# EXTRACTED RECORDS:
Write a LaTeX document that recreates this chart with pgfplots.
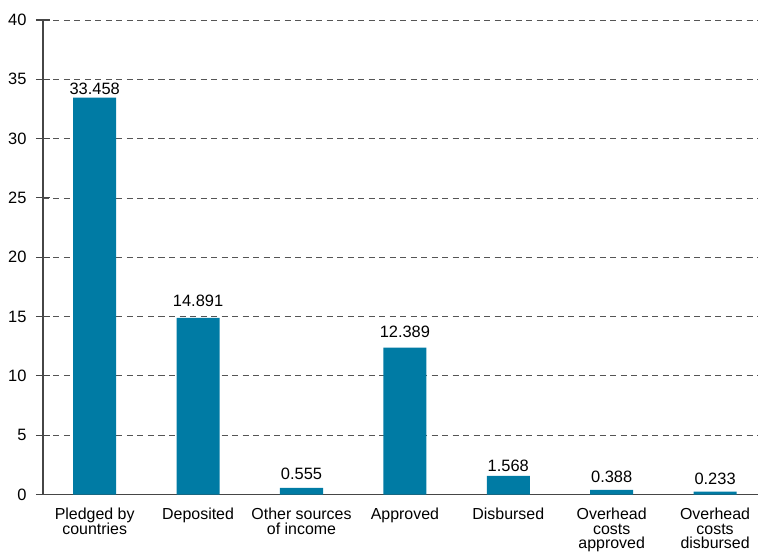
\documentclass[border=0pt]{standalone}
\usepackage{pgfplots}
\pgfplotsset{compat=1.18}
\usepackage{pgfplotstable}
\usepackage{fontspec}
\setmainfont{Liberation Sans}
\definecolor{barblue}{RGB}{0,123,164}
\definecolor{axisgray}{RGB}{70,70,70}
\definecolor{gridgray}{RGB}{85,85,85}
\pgfplotstableread{
x y label off
0 33.458 33.458 -0.4
1 14.891 14.891 8
2 0.555 0.555 5
3 12.389 12.389 7
4 1.568 1.568 1
5 0.388 0.388 4
6 0.233 0.233 4
}\datatable
\begin{document}
\begin{tikzpicture}
\path[use as bounding box] (-43bp,-57.5bp) rectangle (716bp,494.5bp);
\begin{axis}[
  scale only axis,
  width=715.2bp, height=474.5bp,
  xmin=-0.5, xmax=6.417, ymin=0, ymax=40,
  axis x line=bottom, axis y line=left,
  axis line style={-, draw=axisgray, line width=1.1bp},
  ytick={0,5,...,40},
  xtick={0,...,6},
  xticklabels={{Pledged by\\countries},{Deposited},{Other sources\\of income},{Approved},{Disbursed},{Overhead\\costs\\approved},{Overhead\\costs\\disbursed}},
  x tick style={draw=none},
  y tick style={draw=axisgray, line width=1.1bp},
  ytick align=center,
  major tick length=14bp,
  extra x ticks={-0.5,0.5,1.5,2.5,3.5,4.5,5.5},
  extra x tick labels={},
  extra x tick style={grid=none, tick align=outside, major tick length=7bp, tick style={draw=axisgray, line width=1.1bp}},
  ymajorgrids,
  grid style={draw=gridgray, line width=0.8bp, dash pattern=on 6bp off 4.5bp},
  /pgf/number format/assume math mode=true,
  ticklabel style={font=\fontsize{16.5}{15}\selectfont},
  xticklabel style={align=center, anchor=north, yshift=4.5bp, font=\fontsize{16}{15}\selectfont},
  yticklabel style={xshift=-6bp},
  ybar, bar width=0.416,
  nodes near coords,
  point meta=explicit symbolic,
  visualization depends on={\thisrow{off} \as \myoff},
  nodes near coords style={font=\fontsize{16.5}{15}\selectfont, inner sep=3bp, anchor=south, text=black, yshift=\myoff bp},
  clip=false,
]
\addplot[fill=barblue, draw=none] table[x=x, y=y, meta=label] {\datatable};
\end{axis}
\end{tikzpicture}
\end{document}
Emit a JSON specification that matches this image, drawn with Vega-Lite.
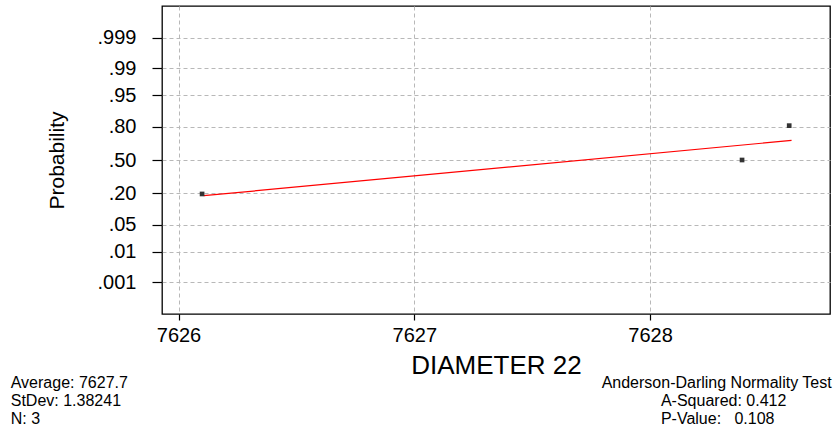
{
  "$schema": "https://vega.github.io/schema/vega-lite/v6.json",
  "autosize": "none",
  "padding": {"left": 162, "top": 6, "right": 5, "bottom": 115},
  "width": 668,
  "height": 308,
  "background": "white",
  "datasets": {
    "points": [
      {"diameter": 7626.10, "z": -0.86},
      {"diameter": 7628.39, "z": 0.0},
      {"diameter": 7628.59, "z": 0.87}
    ],
    "fit": [
      {"diameter": 7626.107, "z": -0.904},
      {"diameter": 7628.6, "z": 0.496}
    ],
    "notesLeft": [{"note": "Average: 7627.7\nStDev: 1.38241\nN: 3"}],
    "notesRight1": [{"note": "Anderson-Darling Normality Test"}],
    "notesRight2": [{"note": "A-Squared: 0.412\nP-Value:\u00a0\u00a0\u00a00.108"}]
  },
  "layer": [
    {
      "data": {"name": "fit"},
      "mark": {"type": "line", "color": "#ff0000", "strokeWidth": 1.2},
      "encoding": {
        "x": {
          "field": "diameter", "type": "quantitative",
          "scale": {"domain": [7625.93, 7628.763], "nice": false, "zero": false},
          "axis": {
            "values": [7626, 7627, 7628],
            "tickCount": 20,
            "format": "d",
            "title": "DIAMETER 22",
            "titleFontSize": 26,
            "titleFontWeight": "normal",
            "titlePadding": 7,
            "labelFontSize": 20,
            "labelPadding": 5,
            "labelOverlap": false,
            "tickSize": 6
          }
        },
        "y": {
          "field": "z", "type": "quantitative",
          "scale": {"domain": [-3.9, 3.9], "nice": false, "zero": false},
          "axis": {
            "values": [-3.0902, -2.3263, -1.6449, -0.8416, 0, 0.8416, 1.6449, 2.3263, 3.0902],
            "tickCount": 20,
            "labelExpr": "datum.value > 3 ? '.999' : datum.value > 2 ? '.99' : datum.value > 1.5 ? '.95' : datum.value > 0.5 ? '.80' : datum.value > -0.5 ? '.50' : datum.value > -1 ? '.20' : datum.value > -2 ? '.05' : datum.value > -3 ? '.01' : '.001'",
            "title": "Probability",
            "titleFontSize": 21,
            "titleFontWeight": "normal",
            "titlePadding": 30,
            "labelFontSize": 20,
            "labelPadding": 16,
            "labelOverlap": false,
            "tickSize": 10
          }
        }
      }
    },
    {
      "data": {"name": "points"},
      "mark": {"type": "point", "shape": "square", "filled": true, "size": 22, "color": "#333333", "opacity": 1},
      "encoding": {
        "x": {"field": "diameter", "type": "quantitative"},
        "y": {"field": "z", "type": "quantitative"}
      }
    },
    {
      "data": {"name": "notesLeft"},
      "mark": {"type": "text", "align": "left", "baseline": "alphabetic", "fontSize": 16, "lineHeight": 18, "lineBreak": "\n", "color": "#000"},
      "encoding": {
        "x": {"datum": 7625.2885, "type": "quantitative"},
        "y": {"datum": -5.774, "type": "quantitative"},
        "text": {"field": "note"}
      }
    },
    {
      "data": {"name": "notesRight1"},
      "mark": {"type": "text", "align": "right", "baseline": "alphabetic", "fontSize": 16, "color": "#000"},
      "encoding": {
        "x": {"datum": 7628.77, "type": "quantitative"},
        "y": {"datum": -5.774, "type": "quantitative"},
        "text": {"field": "note"}
      }
    },
    {
      "data": {"name": "notesRight2"},
      "mark": {"type": "text", "align": "left", "baseline": "alphabetic", "fontSize": 16, "lineHeight": 18, "lineBreak": "\n", "color": "#000"},
      "encoding": {
        "x": {"datum": 7628.046, "type": "quantitative"},
        "y": {"datum": -6.23, "type": "quantitative"},
        "text": {"field": "note"}
      }
    }
  ],
  "config": {
    "font": "Liberation Sans",
    "view": {"stroke": "#000000", "strokeWidth": 1.3},
    "axis": {
      "domain": false,
      "grid": true,
      "gridColor": "#b8b8b8",
      "gridDash": [4, 3],
      "gridWidth": 1,
      "tickColor": "#000000",
      "tickWidth": 1.2,
      "labelColor": "#000000",
      "titleColor": "#000000",
      "labelFont": "Liberation Sans",
      "titleFont": "Liberation Sans"
    }
  }
}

# WRITTEN INSTRUCTION:
Where a line holds the string "with", copy that line.

# RESPONSE TO THIS TASK:
Write a LaTeX document that recreates this chart with pgfplots.
Emit a JSON specification that matches this image, drawn with Vega-Lite.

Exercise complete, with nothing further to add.